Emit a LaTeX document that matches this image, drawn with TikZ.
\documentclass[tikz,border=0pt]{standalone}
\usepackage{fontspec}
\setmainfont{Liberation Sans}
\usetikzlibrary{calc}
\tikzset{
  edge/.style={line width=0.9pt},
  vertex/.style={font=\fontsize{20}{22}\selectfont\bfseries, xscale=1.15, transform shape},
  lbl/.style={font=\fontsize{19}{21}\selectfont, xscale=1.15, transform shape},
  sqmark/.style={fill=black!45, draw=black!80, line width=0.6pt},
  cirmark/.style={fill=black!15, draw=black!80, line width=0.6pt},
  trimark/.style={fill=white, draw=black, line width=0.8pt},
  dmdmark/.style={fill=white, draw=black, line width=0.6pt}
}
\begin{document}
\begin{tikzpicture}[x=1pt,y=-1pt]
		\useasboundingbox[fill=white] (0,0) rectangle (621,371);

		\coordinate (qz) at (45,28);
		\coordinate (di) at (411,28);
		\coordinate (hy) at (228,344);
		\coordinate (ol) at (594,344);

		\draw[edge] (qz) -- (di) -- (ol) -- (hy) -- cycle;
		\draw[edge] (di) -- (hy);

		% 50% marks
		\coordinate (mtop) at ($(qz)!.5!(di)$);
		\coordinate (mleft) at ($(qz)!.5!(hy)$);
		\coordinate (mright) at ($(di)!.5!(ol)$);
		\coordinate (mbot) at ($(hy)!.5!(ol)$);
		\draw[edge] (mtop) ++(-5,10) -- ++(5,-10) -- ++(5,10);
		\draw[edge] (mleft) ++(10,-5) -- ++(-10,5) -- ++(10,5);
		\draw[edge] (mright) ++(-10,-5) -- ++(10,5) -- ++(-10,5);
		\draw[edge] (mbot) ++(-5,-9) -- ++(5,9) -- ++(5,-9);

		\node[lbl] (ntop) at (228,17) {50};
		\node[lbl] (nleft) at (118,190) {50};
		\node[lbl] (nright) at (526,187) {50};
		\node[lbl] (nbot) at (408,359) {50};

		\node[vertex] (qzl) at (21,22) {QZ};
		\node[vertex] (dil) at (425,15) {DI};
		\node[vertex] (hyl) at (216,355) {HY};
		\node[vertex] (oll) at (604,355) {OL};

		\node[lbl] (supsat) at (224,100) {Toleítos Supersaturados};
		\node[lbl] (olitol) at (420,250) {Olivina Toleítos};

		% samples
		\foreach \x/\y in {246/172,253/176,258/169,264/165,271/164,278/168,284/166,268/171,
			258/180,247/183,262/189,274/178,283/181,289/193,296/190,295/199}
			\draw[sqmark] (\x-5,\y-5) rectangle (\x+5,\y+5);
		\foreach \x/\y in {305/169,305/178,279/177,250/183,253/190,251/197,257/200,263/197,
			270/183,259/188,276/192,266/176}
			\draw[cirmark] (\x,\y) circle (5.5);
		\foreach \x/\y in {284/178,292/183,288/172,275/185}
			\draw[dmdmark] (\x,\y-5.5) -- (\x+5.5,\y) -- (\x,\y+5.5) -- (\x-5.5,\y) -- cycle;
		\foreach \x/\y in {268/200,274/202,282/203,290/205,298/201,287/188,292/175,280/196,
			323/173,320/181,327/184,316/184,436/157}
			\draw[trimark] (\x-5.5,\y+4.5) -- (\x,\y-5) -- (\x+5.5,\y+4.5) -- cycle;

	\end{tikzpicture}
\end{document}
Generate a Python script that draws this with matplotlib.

####

[WHAT TO DO] Provide all the records again, word for word.

[RESULT OF THIS TASK]
Emit a LaTeX document that matches this image, drawn with TikZ.
\documentclass[tikz,border=0pt]{standalone}
\usepackage{fontspec}
\setmainfont{Liberation Sans}
\usetikzlibrary{calc}
\tikzset{
  edge/.style={line width=0.9pt},
  vertex/.style={font=\fontsize{20}{22}\selectfont\bfseries, xscale=1.15, transform shape},
  lbl/.style={font=\fontsize{19}{21}\selectfont, xscale=1.15, transform shape},
  sqmark/.style={fill=black!45, draw=black!80, line width=0.6pt},
  cirmark/.style={fill=black!15, draw=black!80, line width=0.6pt},
  trimark/.style={fill=white, draw=black, line width=0.8pt},
  dmdmark/.style={fill=white, draw=black, line width=0.6pt}
}
\begin{document}
\begin{tikzpicture}[x=1pt,y=-1pt]
		\useasboundingbox[fill=white] (0,0) rectangle (621,371);

		\coordinate (qz) at (45,28);
		\coordinate (di) at (411,28);
		\coordinate (hy) at (228,344);
		\coordinate (ol) at (594,344);

		\draw[edge] (qz) -- (di) -- (ol) -- (hy) -- cycle;
		\draw[edge] (di) -- (hy);

		% 50% marks
		\coordinate (mtop) at ($(qz)!.5!(di)$);
		\coordinate (mleft) at ($(qz)!.5!(hy)$);
		\coordinate (mright) at ($(di)!.5!(ol)$);
		\coordinate (mbot) at ($(hy)!.5!(ol)$);
		\draw[edge] (mtop) ++(-5,10) -- ++(5,-10) -- ++(5,10);
		\draw[edge] (mleft) ++(10,-5) -- ++(-10,5) -- ++(10,5);
		\draw[edge] (mright) ++(-10,-5) -- ++(10,5) -- ++(-10,5);
		\draw[edge] (mbot) ++(-5,-9) -- ++(5,9) -- ++(5,-9);

		\node[lbl] (ntop) at (228,17) {50};
		\node[lbl] (nleft) at (118,190) {50};
		\node[lbl] (nright) at (526,187) {50};
		\node[lbl] (nbot) at (408,359) {50};

		\node[vertex] (qzl) at (21,22) {QZ};
		\node[vertex] (dil) at (425,15) {DI};
		\node[vertex] (hyl) at (216,355) {HY};
		\node[vertex] (oll) at (604,355) {OL};

		\node[lbl] (supsat) at (224,100) {Toleítos Supersaturados};
		\node[lbl] (olitol) at (420,250) {Olivina Toleítos};

		% samples
		\foreach \x/\y in {246/172,253/176,258/169,264/165,271/164,278/168,284/166,268/171,
			258/180,247/183,262/189,274/178,283/181,289/193,296/190,295/199}
			\draw[sqmark] (\x-5,\y-5) rectangle (\x+5,\y+5);
		\foreach \x/\y in {305/169,305/178,279/177,250/183,253/190,251/197,257/200,263/197,
			270/183,259/188,276/192,266/176}
			\draw[cirmark] (\x,\y) circle (5.5);
		\foreach \x/\y in {284/178,292/183,288/172,275/185}
			\draw[dmdmark] (\x,\y-5.5) -- (\x+5.5,\y) -- (\x,\y+5.5) -- (\x-5.5,\y) -- cycle;
		\foreach \x/\y in {268/200,274/202,282/203,290/205,298/201,287/188,292/175,280/196,
			323/173,320/181,327/184,316/184,436/157}
			\draw[trimark] (\x-5.5,\y+4.5) -- (\x,\y-5) -- (\x+5.5,\y+4.5) -- cycle;

	\end{tikzpicture}
\end{document}
Generate a Python script that draws this with matplotlib.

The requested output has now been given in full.